## Begin Rows
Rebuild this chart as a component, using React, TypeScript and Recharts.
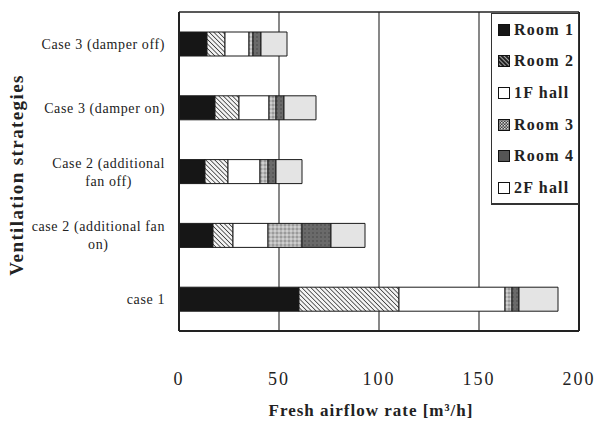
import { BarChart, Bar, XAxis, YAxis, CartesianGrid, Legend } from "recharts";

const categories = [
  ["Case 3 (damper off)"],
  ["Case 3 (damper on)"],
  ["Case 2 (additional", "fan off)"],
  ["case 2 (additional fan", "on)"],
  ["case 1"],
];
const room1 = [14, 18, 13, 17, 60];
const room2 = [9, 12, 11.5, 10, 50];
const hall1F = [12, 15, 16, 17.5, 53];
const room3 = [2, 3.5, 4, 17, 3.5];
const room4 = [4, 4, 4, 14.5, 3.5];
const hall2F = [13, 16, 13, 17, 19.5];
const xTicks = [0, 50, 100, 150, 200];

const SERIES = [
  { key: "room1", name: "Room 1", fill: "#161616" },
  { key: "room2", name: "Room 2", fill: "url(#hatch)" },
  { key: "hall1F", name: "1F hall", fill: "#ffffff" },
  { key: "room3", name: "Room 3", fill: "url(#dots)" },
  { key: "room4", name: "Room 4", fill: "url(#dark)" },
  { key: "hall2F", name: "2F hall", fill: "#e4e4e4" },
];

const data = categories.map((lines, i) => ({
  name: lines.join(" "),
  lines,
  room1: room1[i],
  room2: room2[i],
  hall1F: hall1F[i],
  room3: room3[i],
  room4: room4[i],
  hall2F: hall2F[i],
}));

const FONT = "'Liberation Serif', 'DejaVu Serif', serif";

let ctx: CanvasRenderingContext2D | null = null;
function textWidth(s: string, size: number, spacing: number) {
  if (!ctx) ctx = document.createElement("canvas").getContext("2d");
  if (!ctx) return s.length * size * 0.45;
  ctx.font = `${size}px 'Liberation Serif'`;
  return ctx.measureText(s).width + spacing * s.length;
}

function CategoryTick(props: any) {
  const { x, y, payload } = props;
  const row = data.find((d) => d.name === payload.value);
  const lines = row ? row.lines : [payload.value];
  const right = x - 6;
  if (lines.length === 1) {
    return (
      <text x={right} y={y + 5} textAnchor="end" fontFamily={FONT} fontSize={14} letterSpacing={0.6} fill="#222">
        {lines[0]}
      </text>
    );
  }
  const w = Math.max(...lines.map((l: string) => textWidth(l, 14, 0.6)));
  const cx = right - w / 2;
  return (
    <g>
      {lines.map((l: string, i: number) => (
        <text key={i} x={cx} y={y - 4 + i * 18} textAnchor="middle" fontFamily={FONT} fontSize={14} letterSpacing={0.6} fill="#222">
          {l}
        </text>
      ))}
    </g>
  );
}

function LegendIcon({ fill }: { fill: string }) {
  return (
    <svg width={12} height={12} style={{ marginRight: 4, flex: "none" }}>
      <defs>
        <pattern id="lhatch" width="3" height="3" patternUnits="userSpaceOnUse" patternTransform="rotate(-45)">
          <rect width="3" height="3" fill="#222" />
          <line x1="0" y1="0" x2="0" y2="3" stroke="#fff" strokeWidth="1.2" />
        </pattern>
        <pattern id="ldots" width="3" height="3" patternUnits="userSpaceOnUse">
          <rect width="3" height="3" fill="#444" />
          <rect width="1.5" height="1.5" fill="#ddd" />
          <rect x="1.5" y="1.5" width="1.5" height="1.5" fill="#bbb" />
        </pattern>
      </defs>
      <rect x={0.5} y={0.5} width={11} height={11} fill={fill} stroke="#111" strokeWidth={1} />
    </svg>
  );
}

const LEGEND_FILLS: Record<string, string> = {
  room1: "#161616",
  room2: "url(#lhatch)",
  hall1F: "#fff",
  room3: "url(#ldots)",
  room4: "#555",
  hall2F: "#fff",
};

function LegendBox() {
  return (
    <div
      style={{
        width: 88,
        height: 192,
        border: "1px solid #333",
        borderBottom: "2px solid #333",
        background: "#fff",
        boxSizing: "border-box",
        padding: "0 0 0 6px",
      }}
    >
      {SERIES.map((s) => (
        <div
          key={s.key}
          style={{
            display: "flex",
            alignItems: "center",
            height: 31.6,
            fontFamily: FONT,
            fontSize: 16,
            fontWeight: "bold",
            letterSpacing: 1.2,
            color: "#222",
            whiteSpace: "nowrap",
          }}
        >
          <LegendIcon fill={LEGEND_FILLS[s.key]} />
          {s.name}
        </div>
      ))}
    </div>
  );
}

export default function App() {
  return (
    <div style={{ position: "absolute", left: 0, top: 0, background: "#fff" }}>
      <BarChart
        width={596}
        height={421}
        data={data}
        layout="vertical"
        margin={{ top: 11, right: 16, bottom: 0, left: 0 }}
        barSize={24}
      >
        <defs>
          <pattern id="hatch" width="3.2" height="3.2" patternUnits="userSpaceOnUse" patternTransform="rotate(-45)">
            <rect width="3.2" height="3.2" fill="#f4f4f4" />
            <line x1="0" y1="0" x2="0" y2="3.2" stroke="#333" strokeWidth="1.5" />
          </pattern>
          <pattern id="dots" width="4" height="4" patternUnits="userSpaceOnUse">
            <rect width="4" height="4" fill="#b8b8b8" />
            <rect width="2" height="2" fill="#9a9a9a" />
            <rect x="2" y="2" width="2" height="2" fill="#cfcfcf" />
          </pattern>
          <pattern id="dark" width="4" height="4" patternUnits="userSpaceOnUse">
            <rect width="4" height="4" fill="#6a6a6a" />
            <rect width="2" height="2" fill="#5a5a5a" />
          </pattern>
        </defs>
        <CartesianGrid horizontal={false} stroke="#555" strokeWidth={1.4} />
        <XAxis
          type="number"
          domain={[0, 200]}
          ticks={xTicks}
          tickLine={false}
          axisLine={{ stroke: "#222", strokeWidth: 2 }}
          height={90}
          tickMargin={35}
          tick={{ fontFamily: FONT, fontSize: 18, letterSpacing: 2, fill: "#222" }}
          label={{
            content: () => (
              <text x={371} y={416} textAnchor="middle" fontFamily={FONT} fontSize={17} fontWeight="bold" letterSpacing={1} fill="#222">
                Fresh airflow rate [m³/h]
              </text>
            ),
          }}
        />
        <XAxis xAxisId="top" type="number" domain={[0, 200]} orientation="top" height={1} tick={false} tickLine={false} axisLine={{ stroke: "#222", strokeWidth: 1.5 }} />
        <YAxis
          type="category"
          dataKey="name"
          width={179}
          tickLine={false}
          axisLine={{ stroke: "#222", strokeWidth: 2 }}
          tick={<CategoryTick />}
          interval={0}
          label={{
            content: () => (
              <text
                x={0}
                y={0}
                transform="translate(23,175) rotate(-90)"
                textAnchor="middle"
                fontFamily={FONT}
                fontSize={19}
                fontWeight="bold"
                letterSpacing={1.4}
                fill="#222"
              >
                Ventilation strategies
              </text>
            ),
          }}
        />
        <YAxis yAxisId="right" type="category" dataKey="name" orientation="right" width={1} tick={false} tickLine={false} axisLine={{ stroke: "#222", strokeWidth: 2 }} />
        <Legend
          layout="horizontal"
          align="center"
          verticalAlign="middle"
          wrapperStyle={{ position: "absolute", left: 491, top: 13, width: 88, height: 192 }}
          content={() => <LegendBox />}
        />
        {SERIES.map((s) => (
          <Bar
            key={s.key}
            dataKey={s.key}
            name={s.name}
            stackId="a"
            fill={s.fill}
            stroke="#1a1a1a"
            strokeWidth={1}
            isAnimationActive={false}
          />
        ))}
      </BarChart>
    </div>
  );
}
## End Rows
## Begin Rows
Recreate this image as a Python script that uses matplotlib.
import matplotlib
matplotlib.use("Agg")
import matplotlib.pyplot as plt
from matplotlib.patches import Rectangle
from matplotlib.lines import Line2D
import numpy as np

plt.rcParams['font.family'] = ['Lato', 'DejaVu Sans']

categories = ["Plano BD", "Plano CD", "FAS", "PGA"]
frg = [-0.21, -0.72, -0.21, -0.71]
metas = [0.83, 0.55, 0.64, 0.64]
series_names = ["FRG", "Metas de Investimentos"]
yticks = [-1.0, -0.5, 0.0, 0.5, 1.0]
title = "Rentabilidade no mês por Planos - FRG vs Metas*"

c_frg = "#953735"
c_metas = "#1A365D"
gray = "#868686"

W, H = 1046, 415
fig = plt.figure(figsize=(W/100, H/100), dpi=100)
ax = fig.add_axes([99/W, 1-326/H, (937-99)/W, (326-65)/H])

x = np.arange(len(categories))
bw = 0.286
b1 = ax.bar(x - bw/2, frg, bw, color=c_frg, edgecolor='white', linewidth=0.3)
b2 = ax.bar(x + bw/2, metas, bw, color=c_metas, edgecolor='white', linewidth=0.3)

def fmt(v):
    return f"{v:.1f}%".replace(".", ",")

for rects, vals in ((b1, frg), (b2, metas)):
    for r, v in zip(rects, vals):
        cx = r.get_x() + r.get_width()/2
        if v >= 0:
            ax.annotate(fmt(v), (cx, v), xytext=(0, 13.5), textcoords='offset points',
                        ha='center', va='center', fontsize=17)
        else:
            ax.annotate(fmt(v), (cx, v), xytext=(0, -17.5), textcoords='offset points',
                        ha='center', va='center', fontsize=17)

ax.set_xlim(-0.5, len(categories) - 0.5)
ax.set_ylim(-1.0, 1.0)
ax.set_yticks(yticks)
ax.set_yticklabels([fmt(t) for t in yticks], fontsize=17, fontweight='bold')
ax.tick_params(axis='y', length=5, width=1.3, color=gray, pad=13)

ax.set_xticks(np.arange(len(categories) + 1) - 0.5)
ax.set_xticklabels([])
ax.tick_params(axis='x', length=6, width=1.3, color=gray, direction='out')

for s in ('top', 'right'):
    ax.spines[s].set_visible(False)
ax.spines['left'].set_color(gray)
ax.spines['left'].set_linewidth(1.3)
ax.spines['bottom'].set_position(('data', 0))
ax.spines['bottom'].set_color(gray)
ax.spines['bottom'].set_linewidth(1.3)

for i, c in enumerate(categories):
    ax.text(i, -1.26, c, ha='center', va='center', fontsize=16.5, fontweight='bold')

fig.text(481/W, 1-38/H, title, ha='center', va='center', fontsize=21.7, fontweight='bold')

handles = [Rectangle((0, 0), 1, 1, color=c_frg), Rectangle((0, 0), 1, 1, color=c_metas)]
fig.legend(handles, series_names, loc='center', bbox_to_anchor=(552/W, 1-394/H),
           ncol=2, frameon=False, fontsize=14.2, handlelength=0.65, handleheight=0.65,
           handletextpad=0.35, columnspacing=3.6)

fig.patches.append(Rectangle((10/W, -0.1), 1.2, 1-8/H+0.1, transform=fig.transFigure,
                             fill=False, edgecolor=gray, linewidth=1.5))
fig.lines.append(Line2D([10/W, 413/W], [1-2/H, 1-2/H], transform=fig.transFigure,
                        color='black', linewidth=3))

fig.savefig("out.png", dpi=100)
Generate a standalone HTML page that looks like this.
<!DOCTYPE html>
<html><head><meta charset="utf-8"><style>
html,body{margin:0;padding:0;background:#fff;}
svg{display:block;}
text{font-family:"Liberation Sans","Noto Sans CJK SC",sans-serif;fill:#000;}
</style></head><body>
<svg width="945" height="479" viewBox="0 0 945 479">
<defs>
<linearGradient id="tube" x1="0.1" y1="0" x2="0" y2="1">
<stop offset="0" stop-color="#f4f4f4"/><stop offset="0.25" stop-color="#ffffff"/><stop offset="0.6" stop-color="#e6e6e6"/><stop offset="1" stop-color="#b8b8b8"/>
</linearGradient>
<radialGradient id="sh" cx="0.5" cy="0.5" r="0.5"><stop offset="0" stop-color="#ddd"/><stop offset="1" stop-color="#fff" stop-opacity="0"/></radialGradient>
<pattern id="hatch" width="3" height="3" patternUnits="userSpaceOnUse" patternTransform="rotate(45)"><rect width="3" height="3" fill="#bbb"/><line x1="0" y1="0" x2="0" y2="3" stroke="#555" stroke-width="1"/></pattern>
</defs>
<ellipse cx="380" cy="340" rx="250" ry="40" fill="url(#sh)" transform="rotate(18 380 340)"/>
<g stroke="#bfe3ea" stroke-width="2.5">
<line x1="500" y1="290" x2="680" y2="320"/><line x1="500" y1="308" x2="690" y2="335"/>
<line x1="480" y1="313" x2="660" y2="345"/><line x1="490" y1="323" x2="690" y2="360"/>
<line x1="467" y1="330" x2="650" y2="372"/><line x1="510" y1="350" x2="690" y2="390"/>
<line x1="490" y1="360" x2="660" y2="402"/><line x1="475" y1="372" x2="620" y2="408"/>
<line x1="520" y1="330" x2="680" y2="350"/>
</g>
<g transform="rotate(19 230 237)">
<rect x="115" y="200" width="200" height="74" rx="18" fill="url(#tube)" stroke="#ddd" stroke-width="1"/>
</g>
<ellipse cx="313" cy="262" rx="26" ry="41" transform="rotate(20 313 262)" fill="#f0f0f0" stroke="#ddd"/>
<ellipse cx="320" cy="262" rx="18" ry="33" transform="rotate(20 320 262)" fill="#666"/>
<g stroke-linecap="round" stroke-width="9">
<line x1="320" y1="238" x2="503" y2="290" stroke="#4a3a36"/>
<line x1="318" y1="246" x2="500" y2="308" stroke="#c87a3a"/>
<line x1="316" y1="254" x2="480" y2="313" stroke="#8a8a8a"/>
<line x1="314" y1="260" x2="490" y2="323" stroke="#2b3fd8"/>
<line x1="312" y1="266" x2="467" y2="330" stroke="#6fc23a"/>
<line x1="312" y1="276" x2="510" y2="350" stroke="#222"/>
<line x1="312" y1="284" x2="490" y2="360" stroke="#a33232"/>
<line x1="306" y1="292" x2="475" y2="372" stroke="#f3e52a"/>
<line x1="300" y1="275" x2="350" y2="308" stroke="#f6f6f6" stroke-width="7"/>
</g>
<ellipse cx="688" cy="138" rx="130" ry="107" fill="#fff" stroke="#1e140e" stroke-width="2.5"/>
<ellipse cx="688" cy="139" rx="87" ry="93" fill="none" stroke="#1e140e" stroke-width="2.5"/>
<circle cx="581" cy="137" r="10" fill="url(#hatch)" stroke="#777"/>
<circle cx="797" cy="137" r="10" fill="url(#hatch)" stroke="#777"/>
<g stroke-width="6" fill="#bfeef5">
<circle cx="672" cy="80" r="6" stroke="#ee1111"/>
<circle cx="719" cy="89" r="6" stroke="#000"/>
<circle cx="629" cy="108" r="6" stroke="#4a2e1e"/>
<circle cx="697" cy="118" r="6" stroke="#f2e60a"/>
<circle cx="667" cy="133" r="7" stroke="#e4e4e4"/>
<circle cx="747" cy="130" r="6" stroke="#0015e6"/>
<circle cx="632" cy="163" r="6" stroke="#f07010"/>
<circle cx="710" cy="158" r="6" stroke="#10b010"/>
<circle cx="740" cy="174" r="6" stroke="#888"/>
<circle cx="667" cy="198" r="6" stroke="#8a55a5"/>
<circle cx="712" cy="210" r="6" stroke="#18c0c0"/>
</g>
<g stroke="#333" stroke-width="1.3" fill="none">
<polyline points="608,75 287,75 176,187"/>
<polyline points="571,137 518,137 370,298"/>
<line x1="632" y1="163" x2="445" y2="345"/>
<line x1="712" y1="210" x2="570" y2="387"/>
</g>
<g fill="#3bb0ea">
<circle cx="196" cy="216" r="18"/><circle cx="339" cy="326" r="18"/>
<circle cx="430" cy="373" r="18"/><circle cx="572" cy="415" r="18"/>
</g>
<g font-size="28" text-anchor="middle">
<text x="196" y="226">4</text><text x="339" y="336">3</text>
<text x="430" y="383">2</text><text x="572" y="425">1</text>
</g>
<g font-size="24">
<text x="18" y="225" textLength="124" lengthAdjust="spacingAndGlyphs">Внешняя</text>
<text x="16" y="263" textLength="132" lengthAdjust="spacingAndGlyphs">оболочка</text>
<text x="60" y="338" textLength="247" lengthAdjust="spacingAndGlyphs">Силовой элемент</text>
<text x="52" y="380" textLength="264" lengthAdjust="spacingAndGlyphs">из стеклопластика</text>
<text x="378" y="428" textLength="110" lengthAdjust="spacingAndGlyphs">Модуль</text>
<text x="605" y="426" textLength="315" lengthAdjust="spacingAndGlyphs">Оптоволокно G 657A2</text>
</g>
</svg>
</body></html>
## End Rows
__Given problem__
Repeat exactly the lines from the one that contains "Recreate this image" through the one that contains "va='center', fontsize=21.7, fontweight='bold')", and only those.

__Task output__
Recreate this image as a Python script that uses matplotlib.
import matplotlib
matplotlib.use("Agg")
import matplotlib.pyplot as plt
from matplotlib.patches import Rectangle
from matplotlib.lines import Line2D
import numpy as np

plt.rcParams['font.family'] = ['Lato', 'DejaVu Sans']

categories = ["Plano BD", "Plano CD", "FAS", "PGA"]
frg = [-0.21, -0.72, -0.21, -0.71]
metas = [0.83, 0.55, 0.64, 0.64]
series_names = ["FRG", "Metas de Investimentos"]
yticks = [-1.0, -0.5, 0.0, 0.5, 1.0]
title = "Rentabilidade no mês por Planos - FRG vs Metas*"

c_frg = "#953735"
c_metas = "#1A365D"
gray = "#868686"

W, H = 1046, 415
fig = plt.figure(figsize=(W/100, H/100), dpi=100)
ax = fig.add_axes([99/W, 1-326/H, (937-99)/W, (326-65)/H])

x = np.arange(len(categories))
bw = 0.286
b1 = ax.bar(x - bw/2, frg, bw, color=c_frg, edgecolor='white', linewidth=0.3)
b2 = ax.bar(x + bw/2, metas, bw, color=c_metas, edgecolor='white', linewidth=0.3)

def fmt(v):
    return f"{v:.1f}%".replace(".", ",")

for rects, vals in ((b1, frg), (b2, metas)):
    for r, v in zip(rects, vals):
        cx = r.get_x() + r.get_width()/2
        if v >= 0:
            ax.annotate(fmt(v), (cx, v), xytext=(0, 13.5), textcoords='offset points',
                        ha='center', va='center', fontsize=17)
        else:
            ax.annotate(fmt(v), (cx, v), xytext=(0, -17.5), textcoords='offset points',
                        ha='center', va='center', fontsize=17)

ax.set_xlim(-0.5, len(categories) - 0.5)
ax.set_ylim(-1.0, 1.0)
ax.set_yticks(yticks)
ax.set_yticklabels([fmt(t) for t in yticks], fontsize=17, fontweight='bold')
ax.tick_params(axis='y', length=5, width=1.3, color=gray, pad=13)

ax.set_xticks(np.arange(len(categories) + 1) - 0.5)
ax.set_xticklabels([])
ax.tick_params(axis='x', length=6, width=1.3, color=gray, direction='out')

for s in ('top', 'right'):
    ax.spines[s].set_visible(False)
ax.spines['left'].set_color(gray)
ax.spines['left'].set_linewidth(1.3)
ax.spines['bottom'].set_position(('data', 0))
ax.spines['bottom'].set_color(gray)
ax.spines['bottom'].set_linewidth(1.3)

for i, c in enumerate(categories):
    ax.text(i, -1.26, c, ha='center', va='center', fontsize=16.5, fontweight='bold')

fig.text(481/W, 1-38/H, title, ha='center', va='center', fontsize=21.7, fontweight='bold')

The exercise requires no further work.